What you should do | Repeat the listing below word for word, stopping after the line that contains "from bokeh.resources import INLINE".

## Begin Exercise inputs

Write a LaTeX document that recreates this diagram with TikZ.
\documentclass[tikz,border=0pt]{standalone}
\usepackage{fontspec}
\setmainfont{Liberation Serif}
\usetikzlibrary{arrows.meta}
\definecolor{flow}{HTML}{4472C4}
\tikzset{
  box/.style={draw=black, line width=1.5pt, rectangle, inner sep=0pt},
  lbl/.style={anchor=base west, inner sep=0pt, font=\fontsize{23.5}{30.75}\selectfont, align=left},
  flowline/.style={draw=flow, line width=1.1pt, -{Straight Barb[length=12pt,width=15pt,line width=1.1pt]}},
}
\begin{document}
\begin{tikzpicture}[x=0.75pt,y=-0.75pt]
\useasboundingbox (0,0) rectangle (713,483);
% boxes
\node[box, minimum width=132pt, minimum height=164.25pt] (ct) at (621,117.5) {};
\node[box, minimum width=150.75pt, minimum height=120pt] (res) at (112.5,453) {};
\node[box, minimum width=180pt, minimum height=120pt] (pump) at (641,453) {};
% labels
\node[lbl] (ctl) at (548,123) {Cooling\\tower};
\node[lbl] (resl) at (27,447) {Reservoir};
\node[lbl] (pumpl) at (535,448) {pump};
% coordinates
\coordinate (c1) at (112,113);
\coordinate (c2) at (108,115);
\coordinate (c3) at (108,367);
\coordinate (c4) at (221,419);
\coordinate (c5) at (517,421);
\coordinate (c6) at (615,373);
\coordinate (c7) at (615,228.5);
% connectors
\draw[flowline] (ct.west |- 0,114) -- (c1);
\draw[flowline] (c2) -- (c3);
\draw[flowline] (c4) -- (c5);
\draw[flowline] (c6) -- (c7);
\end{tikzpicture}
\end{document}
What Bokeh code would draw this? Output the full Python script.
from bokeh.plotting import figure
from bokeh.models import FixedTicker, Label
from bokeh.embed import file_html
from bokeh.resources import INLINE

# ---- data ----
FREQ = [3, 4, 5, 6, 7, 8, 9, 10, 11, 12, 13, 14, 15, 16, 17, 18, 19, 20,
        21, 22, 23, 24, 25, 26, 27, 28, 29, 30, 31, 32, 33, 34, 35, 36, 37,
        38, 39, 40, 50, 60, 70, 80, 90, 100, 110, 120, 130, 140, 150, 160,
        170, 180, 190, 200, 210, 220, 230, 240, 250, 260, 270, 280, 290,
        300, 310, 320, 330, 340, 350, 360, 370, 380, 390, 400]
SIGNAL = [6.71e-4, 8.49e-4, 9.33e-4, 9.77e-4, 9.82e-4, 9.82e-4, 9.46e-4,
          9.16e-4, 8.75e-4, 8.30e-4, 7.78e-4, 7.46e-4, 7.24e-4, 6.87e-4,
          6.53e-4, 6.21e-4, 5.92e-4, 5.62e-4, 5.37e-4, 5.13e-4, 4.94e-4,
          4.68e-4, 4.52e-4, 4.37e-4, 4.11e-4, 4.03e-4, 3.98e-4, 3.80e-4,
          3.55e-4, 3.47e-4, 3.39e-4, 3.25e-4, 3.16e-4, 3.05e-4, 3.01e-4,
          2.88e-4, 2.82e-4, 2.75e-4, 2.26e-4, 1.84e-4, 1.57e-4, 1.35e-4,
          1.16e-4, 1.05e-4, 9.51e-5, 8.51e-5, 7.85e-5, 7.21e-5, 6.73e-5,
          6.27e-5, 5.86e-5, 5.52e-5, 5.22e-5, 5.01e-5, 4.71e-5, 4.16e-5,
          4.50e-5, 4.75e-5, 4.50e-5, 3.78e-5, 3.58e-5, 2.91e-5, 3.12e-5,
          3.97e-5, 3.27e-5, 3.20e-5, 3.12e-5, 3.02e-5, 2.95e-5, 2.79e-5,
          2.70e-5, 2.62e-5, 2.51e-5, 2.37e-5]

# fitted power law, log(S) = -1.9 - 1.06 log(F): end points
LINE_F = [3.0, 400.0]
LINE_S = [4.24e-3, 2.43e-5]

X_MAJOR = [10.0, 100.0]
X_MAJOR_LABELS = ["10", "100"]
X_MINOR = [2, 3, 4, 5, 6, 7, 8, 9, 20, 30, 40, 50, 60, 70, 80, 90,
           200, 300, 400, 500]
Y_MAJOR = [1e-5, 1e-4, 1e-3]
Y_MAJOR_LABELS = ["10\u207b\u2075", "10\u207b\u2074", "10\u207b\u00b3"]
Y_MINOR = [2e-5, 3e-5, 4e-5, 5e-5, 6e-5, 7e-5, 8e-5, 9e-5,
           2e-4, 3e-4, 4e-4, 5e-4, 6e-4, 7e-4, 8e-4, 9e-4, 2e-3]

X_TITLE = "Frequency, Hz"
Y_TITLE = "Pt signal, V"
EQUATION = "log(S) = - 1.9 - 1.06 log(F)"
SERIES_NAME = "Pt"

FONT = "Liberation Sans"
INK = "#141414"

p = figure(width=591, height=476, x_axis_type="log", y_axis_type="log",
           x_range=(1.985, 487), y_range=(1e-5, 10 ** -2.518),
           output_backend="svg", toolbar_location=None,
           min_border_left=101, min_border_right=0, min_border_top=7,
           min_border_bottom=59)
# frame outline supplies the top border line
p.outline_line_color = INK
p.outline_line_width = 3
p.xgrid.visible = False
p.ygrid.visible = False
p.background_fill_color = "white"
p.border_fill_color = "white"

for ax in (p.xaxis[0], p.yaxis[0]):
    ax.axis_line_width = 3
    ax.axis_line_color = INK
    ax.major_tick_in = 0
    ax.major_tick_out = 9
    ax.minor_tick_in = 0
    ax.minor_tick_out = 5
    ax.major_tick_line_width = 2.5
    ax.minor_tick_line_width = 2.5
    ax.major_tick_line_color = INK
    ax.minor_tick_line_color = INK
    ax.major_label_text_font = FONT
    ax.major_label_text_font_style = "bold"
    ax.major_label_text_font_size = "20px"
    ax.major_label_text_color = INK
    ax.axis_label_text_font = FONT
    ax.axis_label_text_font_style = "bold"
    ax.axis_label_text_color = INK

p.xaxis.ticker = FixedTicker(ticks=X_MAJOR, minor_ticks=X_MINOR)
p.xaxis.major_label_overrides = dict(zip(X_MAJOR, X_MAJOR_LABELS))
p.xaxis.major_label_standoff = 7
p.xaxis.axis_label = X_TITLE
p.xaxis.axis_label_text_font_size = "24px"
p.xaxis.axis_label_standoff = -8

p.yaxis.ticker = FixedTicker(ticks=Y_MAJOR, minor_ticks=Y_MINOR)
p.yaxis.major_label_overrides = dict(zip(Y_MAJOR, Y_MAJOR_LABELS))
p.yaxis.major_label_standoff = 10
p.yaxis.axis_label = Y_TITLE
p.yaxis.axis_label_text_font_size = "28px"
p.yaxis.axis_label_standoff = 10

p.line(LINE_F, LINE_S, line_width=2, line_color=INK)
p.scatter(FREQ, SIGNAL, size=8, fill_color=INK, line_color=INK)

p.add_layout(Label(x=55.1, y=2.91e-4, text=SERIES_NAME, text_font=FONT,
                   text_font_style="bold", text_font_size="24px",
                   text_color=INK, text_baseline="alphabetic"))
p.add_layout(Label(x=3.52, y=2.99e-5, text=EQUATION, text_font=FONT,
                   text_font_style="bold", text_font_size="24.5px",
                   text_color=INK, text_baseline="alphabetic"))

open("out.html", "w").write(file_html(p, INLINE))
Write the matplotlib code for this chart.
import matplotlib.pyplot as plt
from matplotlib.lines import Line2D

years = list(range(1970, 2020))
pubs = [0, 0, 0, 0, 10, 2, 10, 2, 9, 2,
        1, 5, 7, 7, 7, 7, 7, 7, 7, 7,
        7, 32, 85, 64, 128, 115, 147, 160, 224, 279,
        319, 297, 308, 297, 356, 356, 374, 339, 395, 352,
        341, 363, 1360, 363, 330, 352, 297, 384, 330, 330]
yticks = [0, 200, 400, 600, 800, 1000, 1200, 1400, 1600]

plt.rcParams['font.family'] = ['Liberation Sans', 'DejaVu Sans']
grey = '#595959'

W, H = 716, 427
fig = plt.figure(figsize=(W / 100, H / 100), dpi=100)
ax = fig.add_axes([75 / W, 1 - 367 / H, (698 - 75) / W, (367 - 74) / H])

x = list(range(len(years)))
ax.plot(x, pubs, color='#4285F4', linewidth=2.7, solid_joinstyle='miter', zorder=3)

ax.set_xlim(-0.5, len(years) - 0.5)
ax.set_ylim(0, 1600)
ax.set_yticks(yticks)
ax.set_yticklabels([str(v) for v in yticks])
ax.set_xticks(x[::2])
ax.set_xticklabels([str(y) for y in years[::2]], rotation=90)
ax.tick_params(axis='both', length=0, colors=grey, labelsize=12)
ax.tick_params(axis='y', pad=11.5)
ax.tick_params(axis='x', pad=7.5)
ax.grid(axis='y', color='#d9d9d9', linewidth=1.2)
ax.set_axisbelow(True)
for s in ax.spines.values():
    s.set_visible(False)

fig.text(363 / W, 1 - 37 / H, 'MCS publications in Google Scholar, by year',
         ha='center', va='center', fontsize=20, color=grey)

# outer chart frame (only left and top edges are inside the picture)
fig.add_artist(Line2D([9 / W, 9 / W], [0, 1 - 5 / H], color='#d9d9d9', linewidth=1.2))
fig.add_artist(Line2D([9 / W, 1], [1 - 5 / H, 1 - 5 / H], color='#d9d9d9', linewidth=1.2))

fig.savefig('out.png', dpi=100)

## End Exercise inputs

The solution |
Write a LaTeX document that recreates this diagram with TikZ.
\documentclass[tikz,border=0pt]{standalone}
\usepackage{fontspec}
\setmainfont{Liberation Serif}
\usetikzlibrary{arrows.meta}
\definecolor{flow}{HTML}{4472C4}
\tikzset{
  box/.style={draw=black, line width=1.5pt, rectangle, inner sep=0pt},
  lbl/.style={anchor=base west, inner sep=0pt, font=\fontsize{23.5}{30.75}\selectfont, align=left},
  flowline/.style={draw=flow, line width=1.1pt, -{Straight Barb[length=12pt,width=15pt,line width=1.1pt]}},
}
\begin{document}
\begin{tikzpicture}[x=0.75pt,y=-0.75pt]
\useasboundingbox (0,0) rectangle (713,483);
% boxes
\node[box, minimum width=132pt, minimum height=164.25pt] (ct) at (621,117.5) {};
\node[box, minimum width=150.75pt, minimum height=120pt] (res) at (112.5,453) {};
\node[box, minimum width=180pt, minimum height=120pt] (pump) at (641,453) {};
% labels
\node[lbl] (ctl) at (548,123) {Cooling\\tower};
\node[lbl] (resl) at (27,447) {Reservoir};
\node[lbl] (pumpl) at (535,448) {pump};
% coordinates
\coordinate (c1) at (112,113);
\coordinate (c2) at (108,115);
\coordinate (c3) at (108,367);
\coordinate (c4) at (221,419);
\coordinate (c5) at (517,421);
\coordinate (c6) at (615,373);
\coordinate (c7) at (615,228.5);
% connectors
\draw[flowline] (ct.west |- 0,114) -- (c1);
\draw[flowline] (c2) -- (c3);
\draw[flowline] (c4) -- (c5);
\draw[flowline] (c6) -- (c7);
\end{tikzpicture}
\end{document}
What Bokeh code would draw this? Output the full Python script.
from bokeh.plotting import figure
from bokeh.models import FixedTicker, Label
from bokeh.embed import file_html
from bokeh.resources import INLINE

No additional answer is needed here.